Older women are also more likely to have issues with weight, diabetes and other
health problems that could complicate pregnancy, said Dr. Tamer Yalcinkaya, a
reproductive endocrinologist with Wake Forest University Baptist Medical Center's
Center for Reproductive Medicine. "A lot of women have led successful lives and
are used to getting what they want," he said. "And this is really considered being
part of being female. It's kind of mind-boggling to them when they give up
contraception and can't get pregnant."

Ten percent to 15 percent of women experience infertility. But older women often
have trouble getting pregnant because their eggs are also aging. Older eggs are
more likely to be abnormal and therefore less likely to fertilize and implant in a
woman's uterus. Older mothers also have higher rates of miscarriages and
genetic abnormalities.

That's why some women who put off having children find it's not as easy as they
thought it would be to get pregnant. While other factors contribute to infertility,
one that is predictable is that time affects women's eggs. We are living longer
than ever, but that's thanks to antibiotics, cleaner water and vaccines. Modern
reproductive medicine hasn't solved the problem of aging eggs.

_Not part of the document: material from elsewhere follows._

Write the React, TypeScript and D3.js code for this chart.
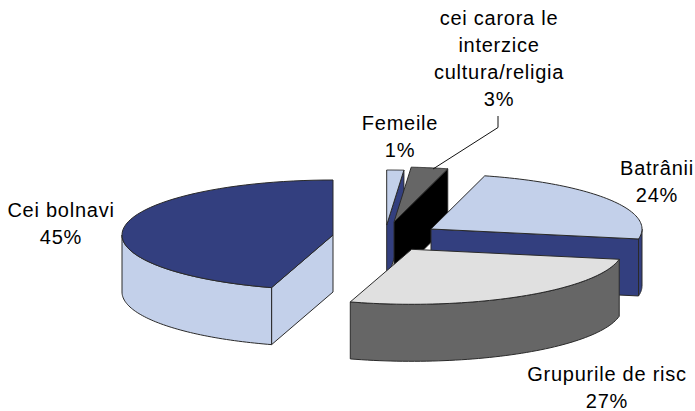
import React from "react";
import * as d3 from "d3";

const categories = ["Femeile", "cei carora le interzice cultura/religia", "Batrânii", "Grupurile de risc", "Cei bolnavi"];
const values = [1.3, 2.8, 23.8, 26.8, 45.3];
const topColors = ["#c3d0ea", "#666666", "#c3d0ea", "#e0e0e0", "#333f7f"];
const sideColors = ["#333f7f", "#000000", "#333f7f", "#666666", "#c3d0ea"];
const labelLines = [["Femeile"], ["cei carora le", "interzice", "cultura/religia"], ["Batrânii"], ["Grupurile de risc"], ["Cei bolnavi"]];

// layout (not data): exploded slice centres, label anchors and draw order
const centres: [number, number][] = [[386.7, 225], [394, 222], [431, 229], [411.7, 249.3], [333, 235]];
const labelPos: [number, number][] = [[400, 130], [499, 25], [657, 175], [607, 381], [61, 217]];
const drawOrder = [0, 1, 2, 4, 3];
const RX = 211, RY = 55, DEPTH = 57, LINE = 27;
const FONT = "'Liberation Sans', Arial, sans-serif";

export default function App() {
  const arcs = d3.pie<number>().sort(null).value((d) => d)(values);
  const pct = d3.format(".0f");
  const line = d3.line<[number, number]>().curve(d3.curveLinear);

  const pt = (i: number, a: number, dz = 0): [number, number] => [
    centres[i][0] + RX * Math.sin(a),
    centres[i][1] - RY * Math.cos(a) + dz,
  ];
  const sample = (i: number, a0: number, a1: number, dz = 0) =>
    d3.range(0, 61).map((k) => pt(i, d3.interpolateNumber(a0, a1)(k / 60), dz));

  return (
    <svg width={695} height={411} style={{ position: "absolute", left: 0, top: 0, background: "#fff" }}>
      {drawOrder.map((i) => {
        const { startAngle: s, endAngle: e } = arcs[i];
        const apex = centres[i];
        const apexLow: [number, number] = [apex[0], apex[1] + DEPTH];
        const r0 = Math.max(s, Math.PI / 2);
        const r1 = Math.min(e, (3 * Math.PI) / 2);
        const hasRim = r1 > r0;
        const rim = hasRim
          ? [...sample(i, r0, r1), ...sample(i, r1, r0, DEPTH)]
          : [];
        const wall = (a: number) => [apex, pt(i, a), pt(i, a, DEPTH), apexLow] as [number, number][];
        const top = [apex, ...sample(i, s, e)] as [number, number][];
        // a cut face shows when its outward normal points towards the viewer
        const showEnd = Math.sin(e) > 0.01;
        const showStart = Math.sin(s) < -0.01 && Math.cos(s) < 0;
        const stroke = { stroke: "#2a2a2a", strokeWidth: 1, strokeLinejoin: "round" as const };
        return (
          <g key={categories[i]}>
            {showEnd && <path d={line(wall(e)) + "Z"} fill={sideColors[i]} {...stroke} />}
            {showStart && <path d={line(wall(s)) + "Z"} fill={sideColors[i]} {...stroke} />}
            {hasRim && <path d={line(rim) + "Z"} fill={sideColors[i]} {...stroke} />}
            <path d={line(top) + "Z"} fill={topColors[i]} {...stroke} />
          </g>
        );
      })}
      <path
        d={line([[498, 116], [498, 127.5], [433, 169]])!}
        fill="none"
        stroke="#111"
        strokeWidth={1}
      />
      {categories.map((c, i) => (
        <text key={c} x={labelPos[i][0]} y={labelPos[i][1]} textAnchor="middle" fontFamily={FONT} fontSize={20} letterSpacing={0.75} fill="#000">
          {labelLines[i].map((t, k) => (
            <tspan key={t} x={labelPos[i][0]} dy={k === 0 ? 0 : LINE}>{t}</tspan>
          ))}
          <tspan x={labelPos[i][0]} dy={LINE}>{pct(values[i])}%</tspan>
        </text>
      ))}
    </svg>
  );
}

The best time biologically is to have a baby between 20 and 35, Adamson said.
"That does not mean some women can't get pregnant after that ... but the reality
is that one in four women by 35 will have difficulty conceiving."

Kate Gentry got into teaching because she knew that she wanted a family. But
her career turned out to be one reason she and her husband waited to have a
child. She had one demanding administrative job after another with Davidson
County Schools. She was an assistant principal by 28 and a high-school principal
by 32. She gave birth to Maggie, a girl, in March but it was after about four years
of trying. She eventually turned to in-vitro fertilization.

She wasn't desperate to have her own child. Adoption was an option for her. But
she was surprised that she had difficulty getting pregnant.

"I kind of got fast-tracked into my career," Gentry said. "Each time we'd think,
'We'll have a baby,' I'd get a promotion.

"I knew that the longer you wait, the harder it gets. At 30, I thought we probably
should start. And then when it didn't work after a few years, I was a little
concerned."

Still, Gentry is glad that she waited. At 35, she feels as if she is financially and
emotionally secure. "I think if we have any more (children), we'll do that in the next
couple years. I do feel a sense of urgency about that."

Riley had no trouble getting pregnant at 25, but today her life is drastically
changed. None of her friends from college have kids yet. She takes joy in the
small things, such as picking strawberries with her children for the first time, or the
time she and Mike took their brood to their first Chicago Cubs game (Mike is from
Chicago).

Riley is also keenly aware that there's no day off from parenting. Sometimes she
thinks it would have been smart to work a little longer (a teacher, she is now home
full time with her children), save money, buy a better wardrobe, travel more. She
will get e-mails from a friend who lives in New York, chronicling her single life as if
she is the fifth, long-lost girlfriend of the Sex and the City quartet.

"I'm like, 'I changed 85 diapers!'" Riley said, laughing. "Some days I am great at
this ... and some days, I'm like, 'We need to watch a movie, because I'm going
crazy.'"

Then she remembers that she will still be relatively young when her children are
grown. "I also think if I had waited much longer I wouldn't have had this many
children," she said. "I feel like everyone does what suits them the best. People
kind of go the route that feeds their heart the most."